### Dataset extract
━━━━

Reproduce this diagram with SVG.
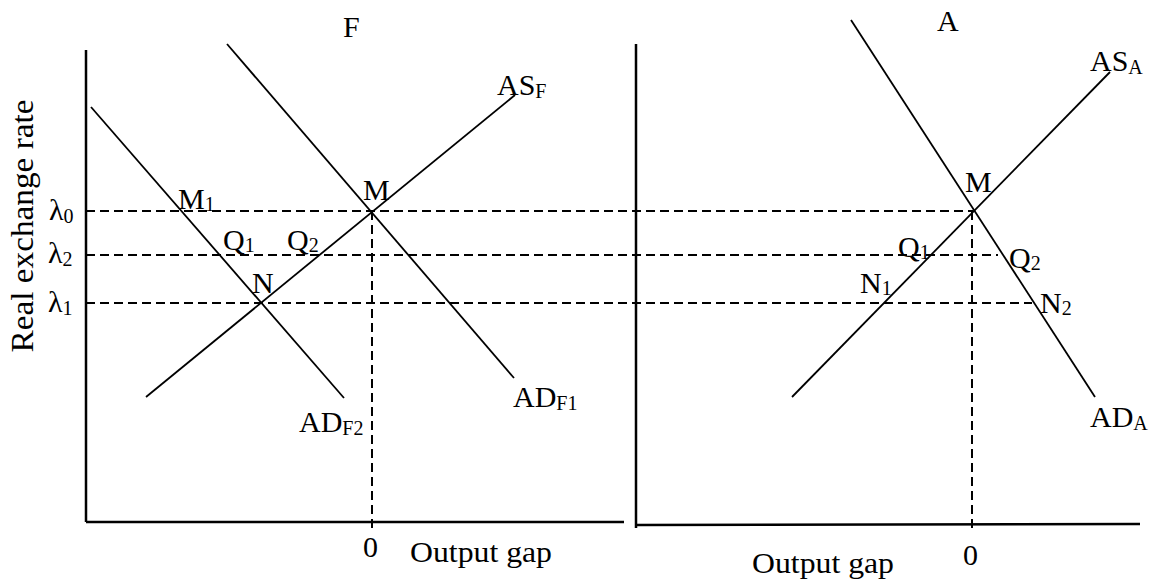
<svg xmlns="http://www.w3.org/2000/svg" width="1157" height="585" viewBox="0 0 1157 585">
<style>
.ax{stroke:#000;stroke-width:2.5;fill:none}
.cv{stroke:#000;stroke-width:1.8;fill:none}
.ds{stroke:#000;stroke-width:2;stroke-dasharray:9 5;fill:none}
text{font-family:"Liberation Serif","Times New Roman",serif;fill:#000;font-size:30px}
.sub{font-size:20px}
.ttl{font-size:30px}
</style>
<rect width="1157" height="585" fill="#fff"/>
<g id="axes">
<line class="ax" x1="86" y1="50" x2="86" y2="522"/>
<line class="ax" x1="86" y1="522" x2="624" y2="522"/>
<line class="ax" x1="636" y1="44" x2="636" y2="528"/>
<line class="ax" x1="636" y1="525" x2="1140" y2="524"/>
</g>
<g id="connectors">
<line class="ds" x1="86" y1="211" x2="973" y2="211"/>
<line class="ds" x1="86" y1="255" x2="998" y2="255"/>
<line class="ds" x1="86" y1="303" x2="1032" y2="303"/>
<line class="ds" x1="372" y1="211" x2="372" y2="530"/>
<line class="ds" x1="972" y1="211" x2="972" y2="532"/>
<line class="cv" x1="91" y1="107" x2="344" y2="398"/>
<line class="cv" x1="227" y1="44" x2="514" y2="378"/>
<line class="cv" x1="146" y1="397" x2="515" y2="95"/>
<line class="cv" x1="851" y1="20" x2="1095" y2="397"/>
<line class="cv" x1="792" y1="397" x2="1110" y2="72"/>
</g>
<g id="ylabel">
<text transform="translate(33,226) rotate(-90)" text-anchor="middle" textLength="253" lengthAdjust="spacingAndGlyphs" style="font-size:31px">Real exchange rate</text>
</g>
<g id="lambdas">
<text x="49" y="220">λ<tspan class="sub" dy="3">0</tspan></text>
<text x="48" y="263">λ<tspan class="sub" dy="3">2</tspan></text>
<text x="48" y="312">λ<tspan class="sub" dy="3">1</tspan></text>
</g>
<g id="panelF">
<text class="ttl" x="343" y="37">F</text>
<text x="497" y="95">AS<tspan class="sub" dy="3">F</tspan></text>
<text x="178" y="209">M<tspan class="sub" dy="2">1</tspan></text>
<text x="363" y="200">M</text>
<text x="223" y="250">Q<tspan class="sub" dy="2">1</tspan></text>
<text x="287" y="250">Q<tspan class="sub" dy="2">2</tspan></text>
<text x="252" y="293">N</text>
<text x="299" y="432">AD<tspan class="sub" dy="3">F2</tspan></text>
<text x="513" y="407">AD<tspan class="sub" dy="3">F1</tspan></text>
<text x="363" y="557">0</text>
<text x="410" y="562" textLength="142" lengthAdjust="spacingAndGlyphs">Output gap</text>
</g>
<g id="panelA">
<text class="ttl" x="937" y="31">A</text>
<text x="1090" y="71">AS<tspan class="sub" dy="3">A</tspan></text>
<text x="965" y="192">M</text>
<text x="898" y="257">Q<tspan class="sub" dy="2">1</tspan></text>
<text x="1009" y="268">Q<tspan class="sub" dy="2">2</tspan></text>
<text x="860" y="293">N<tspan class="sub" dy="2">1</tspan></text>
<text x="1040" y="313">N<tspan class="sub" dy="2">2</tspan></text>
<text x="1090" y="427">AD<tspan class="sub" dy="3">A</tspan></text>
<text x="963" y="565">0</text>
<text x="752" y="573" textLength="142" lengthAdjust="spacingAndGlyphs">Output gap</text>
</g>
</svg>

━━━━

### Goal
In the copy, include no pictures; restate the listing above exactly.

### Written answer
Reproduce this diagram with SVG.
<svg xmlns="http://www.w3.org/2000/svg" width="1157" height="585" viewBox="0 0 1157 585">
<style>
.ax{stroke:#000;stroke-width:2.5;fill:none}
.cv{stroke:#000;stroke-width:1.8;fill:none}
.ds{stroke:#000;stroke-width:2;stroke-dasharray:9 5;fill:none}
text{font-family:"Liberation Serif","Times New Roman",serif;fill:#000;font-size:30px}
.sub{font-size:20px}
.ttl{font-size:30px}
</style>
<rect width="1157" height="585" fill="#fff"/>
<g id="axes">
<line class="ax" x1="86" y1="50" x2="86" y2="522"/>
<line class="ax" x1="86" y1="522" x2="624" y2="522"/>
<line class="ax" x1="636" y1="44" x2="636" y2="528"/>
<line class="ax" x1="636" y1="525" x2="1140" y2="524"/>
</g>
<g id="connectors">
<line class="ds" x1="86" y1="211" x2="973" y2="211"/>
<line class="ds" x1="86" y1="255" x2="998" y2="255"/>
<line class="ds" x1="86" y1="303" x2="1032" y2="303"/>
<line class="ds" x1="372" y1="211" x2="372" y2="530"/>
<line class="ds" x1="972" y1="211" x2="972" y2="532"/>
<line class="cv" x1="91" y1="107" x2="344" y2="398"/>
<line class="cv" x1="227" y1="44" x2="514" y2="378"/>
<line class="cv" x1="146" y1="397" x2="515" y2="95"/>
<line class="cv" x1="851" y1="20" x2="1095" y2="397"/>
<line class="cv" x1="792" y1="397" x2="1110" y2="72"/>
</g>
<g id="ylabel">
<text transform="translate(33,226) rotate(-90)" text-anchor="middle" textLength="253" lengthAdjust="spacingAndGlyphs" style="font-size:31px">Real exchange rate</text>
</g>
<g id="lambdas">
<text x="49" y="220">λ<tspan class="sub" dy="3">0</tspan></text>
<text x="48" y="263">λ<tspan class="sub" dy="3">2</tspan></text>
<text x="48" y="312">λ<tspan class="sub" dy="3">1</tspan></text>
</g>
<g id="panelF">
<text class="ttl" x="343" y="37">F</text>
<text x="497" y="95">AS<tspan class="sub" dy="3">F</tspan></text>
<text x="178" y="209">M<tspan class="sub" dy="2">1</tspan></text>
<text x="363" y="200">M</text>
<text x="223" y="250">Q<tspan class="sub" dy="2">1</tspan></text>
<text x="287" y="250">Q<tspan class="sub" dy="2">2</tspan></text>
<text x="252" y="293">N</text>
<text x="299" y="432">AD<tspan class="sub" dy="3">F2</tspan></text>
<text x="513" y="407">AD<tspan class="sub" dy="3">F1</tspan></text>
<text x="363" y="557">0</text>
<text x="410" y="562" textLength="142" lengthAdjust="spacingAndGlyphs">Output gap</text>
</g>
<g id="panelA">
<text class="ttl" x="937" y="31">A</text>
<text x="1090" y="71">AS<tspan class="sub" dy="3">A</tspan></text>
<text x="965" y="192">M</text>
<text x="898" y="257">Q<tspan class="sub" dy="2">1</tspan></text>
<text x="1009" y="268">Q<tspan class="sub" dy="2">2</tspan></text>
<text x="860" y="293">N<tspan class="sub" dy="2">1</tspan></text>
<text x="1040" y="313">N<tspan class="sub" dy="2">2</tspan></text>
<text x="1090" y="427">AD<tspan class="sub" dy="3">A</tspan></text>
<text x="963" y="565">0</text>
<text x="752" y="573" textLength="142" lengthAdjust="spacingAndGlyphs">Output gap</text>
</g>
</svg>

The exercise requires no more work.